Still, though I-688 would help these people to some degree, studies show that minimum wage increases do little to reduce poverty overall, in part because many poor people are unemployed or work intermittently.

This is just one of the complex issues surrounding I-688. One of its novel and controversial aspects is its call for automatic annual increases according to a localized version of the Consumer Price Index. Opponents say this provision would give employers no flexibility in economic downturns, and they predict lay-offs and further price increases as a result. Proponents counter that it would help employers by raising the minimum wage incrementally rather than in big jumps. They point out as well that the gloom-and-doom predictions that typically accompany minimum-wage legislation have never come true.

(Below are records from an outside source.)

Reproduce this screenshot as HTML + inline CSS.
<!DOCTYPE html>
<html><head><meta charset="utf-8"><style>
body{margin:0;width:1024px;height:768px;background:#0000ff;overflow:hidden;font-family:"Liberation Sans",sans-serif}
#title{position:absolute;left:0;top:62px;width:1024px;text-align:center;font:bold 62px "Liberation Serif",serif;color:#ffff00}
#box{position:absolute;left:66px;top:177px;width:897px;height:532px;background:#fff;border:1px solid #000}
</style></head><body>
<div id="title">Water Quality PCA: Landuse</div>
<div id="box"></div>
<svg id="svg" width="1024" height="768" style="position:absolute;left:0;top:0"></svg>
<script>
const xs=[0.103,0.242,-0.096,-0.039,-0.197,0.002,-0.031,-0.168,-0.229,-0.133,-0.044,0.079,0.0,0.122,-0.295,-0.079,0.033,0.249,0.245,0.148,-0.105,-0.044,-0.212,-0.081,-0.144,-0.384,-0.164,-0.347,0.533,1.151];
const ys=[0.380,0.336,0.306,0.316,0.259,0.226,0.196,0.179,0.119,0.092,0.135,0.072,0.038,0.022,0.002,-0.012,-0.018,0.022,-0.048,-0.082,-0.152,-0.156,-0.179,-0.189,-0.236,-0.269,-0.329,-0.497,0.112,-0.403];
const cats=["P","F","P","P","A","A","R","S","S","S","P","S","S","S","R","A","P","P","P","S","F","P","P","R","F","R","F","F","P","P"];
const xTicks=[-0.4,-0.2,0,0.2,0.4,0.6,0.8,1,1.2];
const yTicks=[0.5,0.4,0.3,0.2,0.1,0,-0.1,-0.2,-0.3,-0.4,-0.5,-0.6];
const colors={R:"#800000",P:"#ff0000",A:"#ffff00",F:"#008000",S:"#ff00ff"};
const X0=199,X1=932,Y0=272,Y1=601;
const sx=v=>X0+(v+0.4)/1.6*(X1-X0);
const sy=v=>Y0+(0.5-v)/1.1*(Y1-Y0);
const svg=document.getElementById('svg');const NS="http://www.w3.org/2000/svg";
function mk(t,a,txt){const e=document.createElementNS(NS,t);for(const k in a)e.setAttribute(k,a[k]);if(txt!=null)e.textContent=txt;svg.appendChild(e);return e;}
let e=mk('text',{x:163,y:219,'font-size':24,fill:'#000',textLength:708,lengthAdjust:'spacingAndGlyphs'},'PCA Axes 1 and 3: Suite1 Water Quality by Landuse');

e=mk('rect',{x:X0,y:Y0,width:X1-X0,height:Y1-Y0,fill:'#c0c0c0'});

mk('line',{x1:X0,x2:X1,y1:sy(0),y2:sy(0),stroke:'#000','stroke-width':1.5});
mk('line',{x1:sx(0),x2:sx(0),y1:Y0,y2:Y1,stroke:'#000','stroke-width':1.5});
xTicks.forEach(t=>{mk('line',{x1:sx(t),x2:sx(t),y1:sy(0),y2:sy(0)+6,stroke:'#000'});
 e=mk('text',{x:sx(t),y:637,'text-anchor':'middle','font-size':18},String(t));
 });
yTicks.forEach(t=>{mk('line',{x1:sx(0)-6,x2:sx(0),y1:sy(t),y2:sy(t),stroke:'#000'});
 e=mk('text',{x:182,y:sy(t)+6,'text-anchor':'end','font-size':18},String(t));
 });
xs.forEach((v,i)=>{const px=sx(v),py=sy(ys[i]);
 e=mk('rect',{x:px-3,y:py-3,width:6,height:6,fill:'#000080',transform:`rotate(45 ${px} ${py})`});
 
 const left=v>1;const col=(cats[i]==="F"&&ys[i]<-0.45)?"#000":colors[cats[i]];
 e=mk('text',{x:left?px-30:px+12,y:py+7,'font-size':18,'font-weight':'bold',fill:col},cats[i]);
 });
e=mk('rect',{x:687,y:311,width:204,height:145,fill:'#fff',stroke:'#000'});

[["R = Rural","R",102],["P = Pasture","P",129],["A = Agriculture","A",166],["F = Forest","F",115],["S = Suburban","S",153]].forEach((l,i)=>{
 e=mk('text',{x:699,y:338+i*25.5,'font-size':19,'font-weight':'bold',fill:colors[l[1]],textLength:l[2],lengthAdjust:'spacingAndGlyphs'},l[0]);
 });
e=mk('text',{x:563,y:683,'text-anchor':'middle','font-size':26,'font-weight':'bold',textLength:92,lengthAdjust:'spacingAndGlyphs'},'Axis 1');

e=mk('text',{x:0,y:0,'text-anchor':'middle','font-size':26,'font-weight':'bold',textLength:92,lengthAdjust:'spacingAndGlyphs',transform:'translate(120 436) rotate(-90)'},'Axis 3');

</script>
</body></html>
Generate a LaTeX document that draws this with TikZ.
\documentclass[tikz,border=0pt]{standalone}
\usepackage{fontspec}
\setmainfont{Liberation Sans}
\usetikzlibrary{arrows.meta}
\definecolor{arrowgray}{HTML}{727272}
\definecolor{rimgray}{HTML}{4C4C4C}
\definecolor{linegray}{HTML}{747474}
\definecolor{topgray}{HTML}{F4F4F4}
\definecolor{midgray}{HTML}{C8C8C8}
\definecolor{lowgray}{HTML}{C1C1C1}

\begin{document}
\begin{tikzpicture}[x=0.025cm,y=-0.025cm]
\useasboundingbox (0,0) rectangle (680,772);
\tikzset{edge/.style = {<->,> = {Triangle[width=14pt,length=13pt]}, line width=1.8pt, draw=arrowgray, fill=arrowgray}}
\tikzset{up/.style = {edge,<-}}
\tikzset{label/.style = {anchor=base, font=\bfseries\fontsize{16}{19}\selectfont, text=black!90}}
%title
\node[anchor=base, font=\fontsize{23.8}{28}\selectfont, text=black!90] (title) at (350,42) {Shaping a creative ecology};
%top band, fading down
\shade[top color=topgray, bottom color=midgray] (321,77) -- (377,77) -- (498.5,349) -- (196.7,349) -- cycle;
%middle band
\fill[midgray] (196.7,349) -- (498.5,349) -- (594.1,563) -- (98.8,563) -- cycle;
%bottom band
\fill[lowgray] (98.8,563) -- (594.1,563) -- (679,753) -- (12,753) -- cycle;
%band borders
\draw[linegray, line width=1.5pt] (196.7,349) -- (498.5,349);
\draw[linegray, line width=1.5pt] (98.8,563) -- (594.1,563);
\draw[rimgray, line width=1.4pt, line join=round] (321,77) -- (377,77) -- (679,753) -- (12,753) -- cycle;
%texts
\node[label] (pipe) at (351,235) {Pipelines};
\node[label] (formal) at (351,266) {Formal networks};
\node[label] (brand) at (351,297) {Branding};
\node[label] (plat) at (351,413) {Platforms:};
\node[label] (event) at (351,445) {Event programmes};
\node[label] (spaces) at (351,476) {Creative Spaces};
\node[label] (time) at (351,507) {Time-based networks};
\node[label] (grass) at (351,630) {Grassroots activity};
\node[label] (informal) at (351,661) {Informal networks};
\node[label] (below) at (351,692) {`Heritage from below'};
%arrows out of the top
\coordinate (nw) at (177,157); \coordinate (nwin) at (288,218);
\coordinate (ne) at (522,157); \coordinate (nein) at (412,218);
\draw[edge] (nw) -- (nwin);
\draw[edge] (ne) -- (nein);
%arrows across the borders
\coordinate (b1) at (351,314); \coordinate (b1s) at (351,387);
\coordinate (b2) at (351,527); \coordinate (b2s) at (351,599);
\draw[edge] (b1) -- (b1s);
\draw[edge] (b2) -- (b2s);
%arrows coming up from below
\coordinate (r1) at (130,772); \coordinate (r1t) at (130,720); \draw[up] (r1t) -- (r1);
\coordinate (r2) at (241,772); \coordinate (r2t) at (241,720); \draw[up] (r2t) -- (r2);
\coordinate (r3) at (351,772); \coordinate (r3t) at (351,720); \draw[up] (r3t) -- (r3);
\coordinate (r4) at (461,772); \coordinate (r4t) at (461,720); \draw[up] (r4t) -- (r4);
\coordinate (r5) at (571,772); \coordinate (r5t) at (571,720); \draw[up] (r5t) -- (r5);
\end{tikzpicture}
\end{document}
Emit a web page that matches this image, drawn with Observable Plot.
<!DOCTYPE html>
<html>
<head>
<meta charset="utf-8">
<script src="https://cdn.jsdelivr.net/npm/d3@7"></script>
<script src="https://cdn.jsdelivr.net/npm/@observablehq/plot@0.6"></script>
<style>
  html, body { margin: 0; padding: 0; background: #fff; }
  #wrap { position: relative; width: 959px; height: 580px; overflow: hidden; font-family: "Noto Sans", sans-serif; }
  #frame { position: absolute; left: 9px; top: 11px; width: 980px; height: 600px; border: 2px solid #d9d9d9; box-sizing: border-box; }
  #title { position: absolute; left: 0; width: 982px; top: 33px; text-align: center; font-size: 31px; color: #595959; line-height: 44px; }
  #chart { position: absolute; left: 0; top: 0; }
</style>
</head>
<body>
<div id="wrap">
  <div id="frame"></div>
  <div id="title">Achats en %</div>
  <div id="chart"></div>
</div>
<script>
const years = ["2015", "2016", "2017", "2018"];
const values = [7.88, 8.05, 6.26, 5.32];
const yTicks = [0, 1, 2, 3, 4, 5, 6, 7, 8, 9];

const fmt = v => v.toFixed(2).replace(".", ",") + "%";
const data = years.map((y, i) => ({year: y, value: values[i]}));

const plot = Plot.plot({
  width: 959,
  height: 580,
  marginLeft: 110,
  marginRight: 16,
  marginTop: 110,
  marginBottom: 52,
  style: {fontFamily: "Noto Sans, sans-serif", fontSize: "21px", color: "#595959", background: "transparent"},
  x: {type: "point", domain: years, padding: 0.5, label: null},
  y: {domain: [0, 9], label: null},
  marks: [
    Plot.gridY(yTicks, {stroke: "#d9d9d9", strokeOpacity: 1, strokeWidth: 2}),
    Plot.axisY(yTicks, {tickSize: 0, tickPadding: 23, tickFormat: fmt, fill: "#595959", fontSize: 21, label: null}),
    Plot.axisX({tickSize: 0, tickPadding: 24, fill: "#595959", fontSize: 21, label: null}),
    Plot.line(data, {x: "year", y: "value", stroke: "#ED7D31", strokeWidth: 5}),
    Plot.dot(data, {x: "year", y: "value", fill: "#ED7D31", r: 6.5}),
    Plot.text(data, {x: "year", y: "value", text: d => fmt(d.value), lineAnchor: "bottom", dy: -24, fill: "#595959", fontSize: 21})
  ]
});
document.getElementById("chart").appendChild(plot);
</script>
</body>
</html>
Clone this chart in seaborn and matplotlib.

On one thing, at least, both sides agree: Even $6.50 per hour is not a "livable" wage. The obvious question, then, is why bother with an initiative that will leave its purported beneficiaries little better off than before? Proponents say the raise to $6.50 is the most they dare ask, and opponents argue that the minimum wage is meant to be a "starting" wage rather than a living one. Yet, as the examples above and various credible studies make painfully clear, the vast majority of minimum-wage earners are trying to make their own way, and live on what they earn. There can be little doubt that when you look at the lives of these workers, any impact—however apparently small its number—is significant. With $1,000 to $3,000 extra each year, for example, folks like Brown might be able to afford school pictures for their kids—and possibly even an occasional Big Mac.